___ Recorded data
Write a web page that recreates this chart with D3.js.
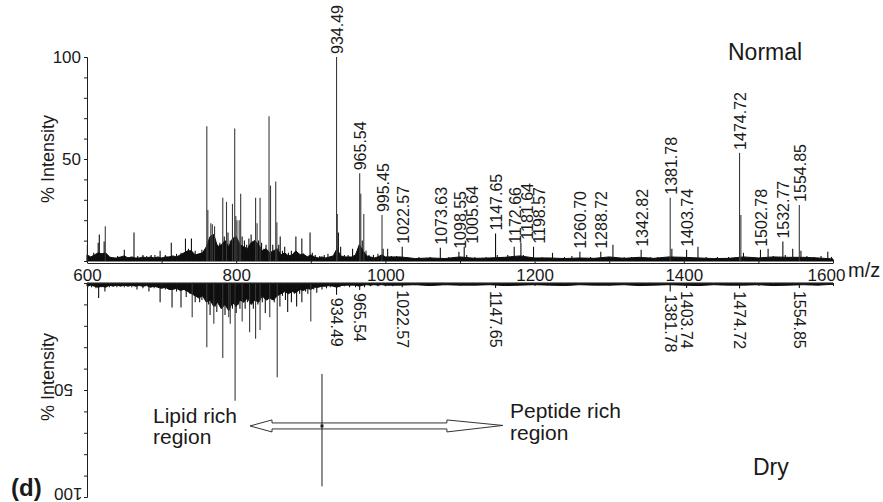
<!DOCTYPE html>
<html>
<head>
<meta charset="utf-8">
<script src="https://cdn.jsdelivr.net/npm/d3@7"></script>
<style>
  body { margin: 0; background: #fff; }
  text { font-family: "Liberation Sans", Arial, sans-serif; fill: #1a1a1a; }
</style>
</head>
<body>
<div id="chart"></div>
<script>
// Normal (top) spectrum, m/z and % intensity of the peaks
let normalMz = [600.5, 609, 612, 615, 616.5, 620, 623, 624.5, 628, 635, 641, 650, 655, 663, 668, 675, 680, 686, 691, 698,
    705, 713, 720, 726, 732, 736, 740, 745, 754, 760.6, 762, 766, 768, 771, 775, 778, 782, 784, 787, 789,
    792, 795, 798, 799.5, 801, 804, 806, 808, 811, 814, 817, 820, 823, 826, 828, 830, 832, 834, 837, 840,
    844, 846, 849, 853, 854.5, 857, 859, 862, 865, 870, 874, 880, 884, 888, 893, 899, 902, 906, 912, 918,
    923, 928, 934.49, 935.5, 937, 940, 945, 950, 956, 961, 965.54, 967, 969, 971, 974, 978, 984, 990, 995.45, 997,
    1003, 1008, 1015, 1022.57, 1030, 1045, 1060, 1073.63, 1085, 1098.55, 1105.64, 1109, 1120, 1135, 1147.65, 1150, 1164, 1172.66, 1181.64, 1185,
    1198.57, 1210, 1224, 1240, 1250, 1260.7, 1275, 1288.72, 1305, 1320, 1330, 1342.82, 1355, 1365, 1381.78, 1384, 1395, 1403.74, 1419, 1430,
    1445, 1460, 1474.72, 1476.5, 1480, 1490, 1502.78, 1513, 1520, 1532.77, 1536, 1546, 1554.85, 1557, 1565, 1575, 1584, 1593, 1598];
let normalInt = [8, 4, 3, 9, 13, 3, 9.5, 17, 3, 2, 2.5, 5.5, 2, 14, 2.5, 3, 2.5, 3, 3, 5,
    3, 9, 3.5, 4, 11, 6, 11, 5, 5.5, 66, 25, 18.5, 18, 17, 8, 9, 31, 12, 29, 14,
    10, 28, 65, 22, 20, 20, 33, 12, 10, 8, 11, 13, 9, 31, 18.5, 10, 31, 9, 6, 8,
    71, 37, 8, 39, 19, 8, 12, 5, 7, 4, 5, 12, 4, 11, 3, 14, 4, 3, 2.5, 3,
    3.5, 2.5, 100, 23, 14, 7, 3, 3, 6, 4, 43, 33, 10, 23, 5, 3, 3, 3.5, 22.5, 6,
    6, 2.5, 2.5, 7, 2, 2, 2, 6.5, 2, 4.5, 7, 3, 2, 2, 13.5, 3, 3, 7, 9, 3,
    7, 2, 4, 2, 2.5, 4.5, 2, 4.5, 8, 2, 2, 5.5, 2, 2, 31, 6, 2, 5.5, 7, 2,
    2, 2, 53, 22.5, 4, 2, 5.5, 6, 2.5, 9.5, 3, 6, 27.5, 5, 2.5, 2, 2.5, 4.5, 2];

// dense low-level signal (read every 5 Da up to 1000, then every 20 Da)
let noiseMz = [600, 605, 610, 615, 620, 625, 630, 635, 640, 645, 650, 655, 660, 665, 670, 675, 680, 685, 690, 695,
    700, 705, 710, 715, 720, 725, 730, 735, 740, 745, 750, 755, 760, 765, 770, 775, 780, 785, 790, 795,
    800, 805, 810, 815, 820, 825, 830, 835, 840, 845, 850, 855, 860, 865, 870, 875, 880, 885, 890, 895,
    900, 905, 910, 915, 920, 925, 930, 935, 940, 945, 950, 955, 960, 965, 970, 975, 980, 985, 990, 995,
    1000, 1020, 1040, 1060, 1080, 1100, 1120, 1140, 1160, 1180, 1200, 1220, 1240, 1260, 1280, 1300, 1320, 1340, 1360, 1380,
    1400, 1420, 1440, 1460, 1480, 1500, 1520, 1540, 1560, 1580, 1600];
let normalNoise = [3, 2, 3, 4, 3.5, 4, 2, 1.5, 1.5, 2, 2.5, 1.5, 2, 1.5, 1.5, 2, 1.5, 2, 1.5, 2,
    1.5, 2, 2, 2.5, 2, 3, 4, 5, 5, 3, 3.5, 4, 7, 12, 13, 7, 8, 10, 7, 11,
    12, 8, 7, 6, 9, 10, 8, 5, 6, 4, 5, 6, 3, 4, 2.5, 3, 5, 3, 3.5, 2,
    3, 2, 1.5, 2, 1.5, 2, 2.5, 6, 2.5, 2, 2, 2, 3, 8, 5, 2.5, 2, 1.5, 2, 3,
    2, 2, 1.2, 1.5, 1.2, 2, 1.3, 1.5, 1.8, 2.5, 1.5, 1.5, 1.2, 1.5, 1.3, 2, 1.3, 1.8, 1.3, 2,
    1.8, 1.5, 1.2, 1.3, 2, 1.5, 2, 1.8, 1.8, 1.5, 1];

// Dry (bottom, mirrored) spectrum
let dryMz = [601, 606, 612, 615.6, 620, 624, 630, 640, 650, 660, 667, 675, 683, 690, 698, 705, 714, 720, 726, 733,
    738, 741, 745, 748, 751, 754, 757, 760.6, 763, 765, 768, 770, 772, 774, 777, 779, 782, 785, 788, 790,
    792, 795, 798.5, 800, 803, 805, 808, 810, 812, 815, 818, 821, 823, 826, 829, 832, 835, 839, 842, 845,
    848, 851, 855, 858.6, 862, 866, 869, 874, 878, 881, 885, 888, 893, 896, 900, 904, 908, 915, 921, 926,
    934.49, 939, 945, 952, 960, 965.54, 972, 980, 990, 1000, 1010, 1022.57, 1040, 1060, 1080, 1100, 1120, 1147.65, 1170, 1200,
    1250, 1300, 1350, 1381.78, 1403.74, 1420, 1450, 1474.72, 1500, 1520, 1554.85, 1580];
let dryInt = [2, 2, 2.5, 7, 2, 4, 2, 2, 2, 2, 3, 2.5, 4, 2.5, 9, 3, 11.5, 4, 11.5, 6.5,
    5, 16, 9, 6, 9, 8, 7, 30, 10, 15, 9, 19, 11, 13.5, 9, 10, 35, 15, 10, 16,
    19, 12, 55, 14, 10, 12, 18, 9, 12, 9, 23, 10, 12, 26, 10, 22, 9, 14, 8, 16,
    8, 9, 44, 11, 6, 8, 13.5, 9, 5, 11, 5, 9, 4, 5, 18, 3, 4.5, 3, 2.5, 2,
    5.5, 2, 1.5, 2, 2, 3.3, 2, 1.5, 1.5, 1.5, 1.5, 2, 1, 1, 1, 1, 1, 2.3, 1, 1,
    1, 1, 1, 4, 2.3, 1, 1, 2.5, 1, 1, 2.3, 1];

let dryNoise = [1.5, 1, 1.5, 2, 1.5, 2, 1, 1.5, 1, 1.5, 1, 1.5, 1, 1.5, 1.2, 1.5, 1.2, 2, 1.5, 2,
    2.5, 2, 3, 3, 2.5, 3.5, 3, 4, 5, 6, 7, 6, 9, 8, 11, 9, 12, 10, 13, 9,
    11, 8, 9, 7, 10, 8, 9, 6, 8, 7, 8, 6, 5, 4, 5, 4, 4.5, 3, 3.5, 2.5,
    3, 2, 2, 1.5, 1.5, 1.2, 1.5, 2, 1.2, 1, 1, 1, 1, 1.5, 1, 0.8, 1, 0.8, 1, 0.8,
    1, 1, 0.8, 1.2, 0.8, 1, 1, 0.8, 1.2, 1, 0.8, 1, 1.2, 0.8, 1, 1, 0.8, 1.2, 1, 0.8,
    1, 1.2, 0.8, 1, 1, 0.8, 1.2, 1, 0.8, 1, 0.6];

// peak labels (text as printed)
let normalLabelMz = [934.49, 965.54, 995.45, 1022.57, 1073.63, 1098.55, 1105.64, 1147.65, 1172.66, 1181.64, 1198.57,
    1260.7, 1288.72, 1342.82, 1381.78, 1403.74, 1474.72, 1502.78, 1532.77, 1554.85];
let normalLabelText = ["934.49", "965.54", "995.45", "1022.57", "1073.63", "1098.55", "1005.64", "1147.65", "1172.66", "1181.64", "1198.57",
    "1260.70", "1288.72", "1342.82", "1381.78", "1403.74", "1474.72", "1502.78", "1532.77", "1554.85"];
let dryLabelMz = [934.49, 965.54, 1022.57, 1147.65, 1381.78, 1403.74, 1474.72, 1554.85];
let dryLabelText = ["934.49", "965.54", "1022.57", "1147.65", "1381.78", "1403.74", "1474.72", "1554.85"];

let xTickLabels = [600, 800, 1000, 1200, 1400, 1600];
let yTickLabels = [50, 100];

// annotation: double arrow and divider (in m/z and dry % units)
let arrowMz = [818.5, 1157.5];
let arrowLevel = 66.8;
let dividerMz = 915;
let dividerRange = [42.5, 95];

let width = 883, height = 502;

let svg = d3.select("#chart")
    .append("svg")
    .attr("width", width)
    .attr("height", height);

svg.append("rect").attr("width", width).attr("height", height).attr("fill", "#fff");

let x = d3.scaleLinear().domain([600, 1600]).range([87, 833]);
let yTop = d3.scaleLinear().domain([0, 100]).range([261, 57]);
let yDry = d3.scaleLinear().domain([0, 100]).range([283, 497]);

let ink = "#1f1f1f";

function nearestInt(mzs, ints, m) {
    let best = 0;
    for (let i = 0; i < mzs.length; i++) {
        if (Math.abs(mzs[i] - m) < Math.abs(mzs[best] - m)) best = i;
    }
    return ints[best];
}

//draw a spectrum: noise band + sticks
function drawSpectrum(mzs, ints, noise, y) {
    let g = svg.append("g");
    let area = d3.area()
        .x(d => x(d[0]))
        .y0(y(0))
        .y1(d => y(d[1]));
    g.append("path")
        .datum(d3.zip(noiseMz, noise))
        .attr("d", area)
        .attr("fill", "#0d0d0d")
        .attr("stroke", "#0d0d0d")
        .attr("stroke-width", 1);
    g.selectAll("line")
        .data(d3.zip(mzs, ints))
        .join("line")
        .attr("x1", d => x(d[0]))
        .attr("x2", d => x(d[0]))
        .attr("y1", y(0))
        .attr("y2", d => y(d[1]))
        .attr("stroke", d => d[1] > 15 ? "#3a3a3a" : "#111")
        .attr("stroke-width", 1.1);
}

drawSpectrum(normalMz, normalInt, normalNoise, yTop);
drawSpectrum(dryMz, dryInt, dryNoise, yDry);

// x axes
let xTop = d3.axisBottom(x)
    .tickValues(d3.range(600, 1601, 100))
    .tickSizeInner(-3)
    .tickSizeOuter(0)
    .tickPadding(6)
    .tickFormat(d => xTickLabels.includes(d) ? d : "");
let gxTop = svg.append("g")
    .attr("transform", "translate(0,263)")
    .call(xTop);
gxTop.selectAll("text")
    .style("font-size", "17px")
    .attr("fill", ink)
    .filter(d => d === 1600)
    .attr("dx", "-7");

let xBot = d3.axisBottom(x)
    .tickValues(d3.range(600, 1601, 100))
    .tickSizeInner(3)
    .tickSizeOuter(0)
    .tickFormat("");
svg.append("g")
    .attr("transform", "translate(0,283)")
    .call(xBot);

// y axes
let yAxisTop = d3.axisLeft(yTop)
    .tickValues(d3.range(0, 101, 10))
    .tickSize(3)
    .tickFormat("");
svg.append("g").attr("transform", "translate(87,0)").call(yAxisTop);

let yAxisDry = d3.axisLeft(yDry)
    .tickValues(d3.range(0, 101, 10))
    .tickSize(3)
    .tickFormat("");
svg.append("g").attr("transform", "translate(87,0)").call(yAxisDry);

svg.selectAll(".domain, .tick line").attr("stroke", ink);

// y tick labels
yTickLabels.forEach(t => {
    svg.append("text")
        .attr("x", 81)
        .attr("y", yTop(t))
        .attr("dy", "0.35em")
        .attr("text-anchor", "end")
        .style("font-size", "17px")
        .text(t);
    // upside-down on the mirrored panel
    svg.append("text")
        .attr("transform", "translate(54," + Math.min(yDry(t), 494) + ") rotate(180)")
        .attr("dy", "0.35em")
        .attr("text-anchor", "end")
        .style("font-size", "17px")
        .text(t);
});

// axis titles
[159, 377].forEach(cy => {
    svg.append("text")
        .attr("transform", "translate(54," + cy + ") rotate(-90)")
        .attr("text-anchor", "middle")
        .style("font-size", "18px")
        .text("% Intensity");
});

svg.append("text")
    .attr("x", 848)
    .attr("y", 277)
    .style("font-size", "20px")
    .text("m/z");

// peak labels, nudged apart when they crowd
let prevX = -100;
normalLabelMz.forEach((m, i) => {
    let h = nearestInt(normalMz, normalInt, m);
    let cx = Math.max(x(m) + 1, prevX + 12);
    prevX = cx;
    svg.append("text")
        .attr("transform", "translate(" + cx + "," + (yTop(h) - 3) + ") rotate(-90)")
        .attr("dy", "0.35em")
        .style("font-size", "16px")
        .text(normalLabelText[i]);
});

dryLabelMz.forEach((m, i) => {
    let h = nearestInt(dryMz, dryInt, m);
    svg.append("text")
        .attr("transform", "translate(" + x(m) + "," + (yDry(h) + 3) + ") rotate(90)")
        .attr("dy", "0.35em")
        .style("font-size", "16px")
        .text(dryLabelText[i]);
});

// panel names
svg.append("text").attr("x", 728).attr("y", 60).style("font-size", "23px").text("Normal");
svg.append("text").attr("x", 753).attr("y", 475).style("font-size", "23px").text("Dry");
svg.append("text").attr("x", 11).attr("y", 496).style("font-size", "24px").style("font-weight", "bold").text("(d)");

// region arrow
let ay = yDry(arrowLevel);
let ax0 = x(arrowMz[0]), ax1 = x(arrowMz[1]);
let arrowPts = [
    [ax0, ay], [ax0 + 22, ay - 6], [ax0 + 22, ay - 3], [ax1 - 56, ay - 3], [ax1 - 56, ay - 6],
    [ax1, ay - 0.5], [ax1 - 56, ay + 6], [ax1 - 56, ay + 3], [ax0 + 22, ay + 3], [ax0 + 22, ay + 6]
];
svg.append("path")
    .attr("d", d3.line()(arrowPts) + "Z")
    .attr("fill", "#fff")
    .attr("stroke", "#333")
    .attr("stroke-width", 1);

svg.append("line")
    .attr("x1", x(dividerMz)).attr("x2", x(dividerMz))
    .attr("y1", yDry(dividerRange[0])).attr("y2", yDry(dividerRange[1]))
    .attr("stroke", ink)
    .attr("stroke-width", 1);
svg.append("rect")
    .attr("x", x(dividerMz) - 1.5).attr("y", ay - 1.5)
    .attr("width", 3).attr("height", 3)
    .attr("fill", ink);

let lipid = svg.append("text").attr("x", 153).attr("y", 423).style("font-size", "21px");
lipid.append("tspan").attr("x", 153).text("Lipid rich");
lipid.append("tspan").attr("x", 153).attr("dy", 21).text("region");

let pep = svg.append("text").attr("x", 510).attr("y", 418).style("font-size", "21px");
pep.append("tspan").attr("x", 510).text("Peptide rich");
pep.append("tspan").attr("x", 510).attr("dy", 22).text("region");
</script>
</body>
</html>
______
■ What the task requires ■
Gather and return every line that holds the string "chart".

■ Task answer ■
Write a web page that recreates this chart with D3.js.
<div id="chart"></div>
let svg = d3.select("#chart")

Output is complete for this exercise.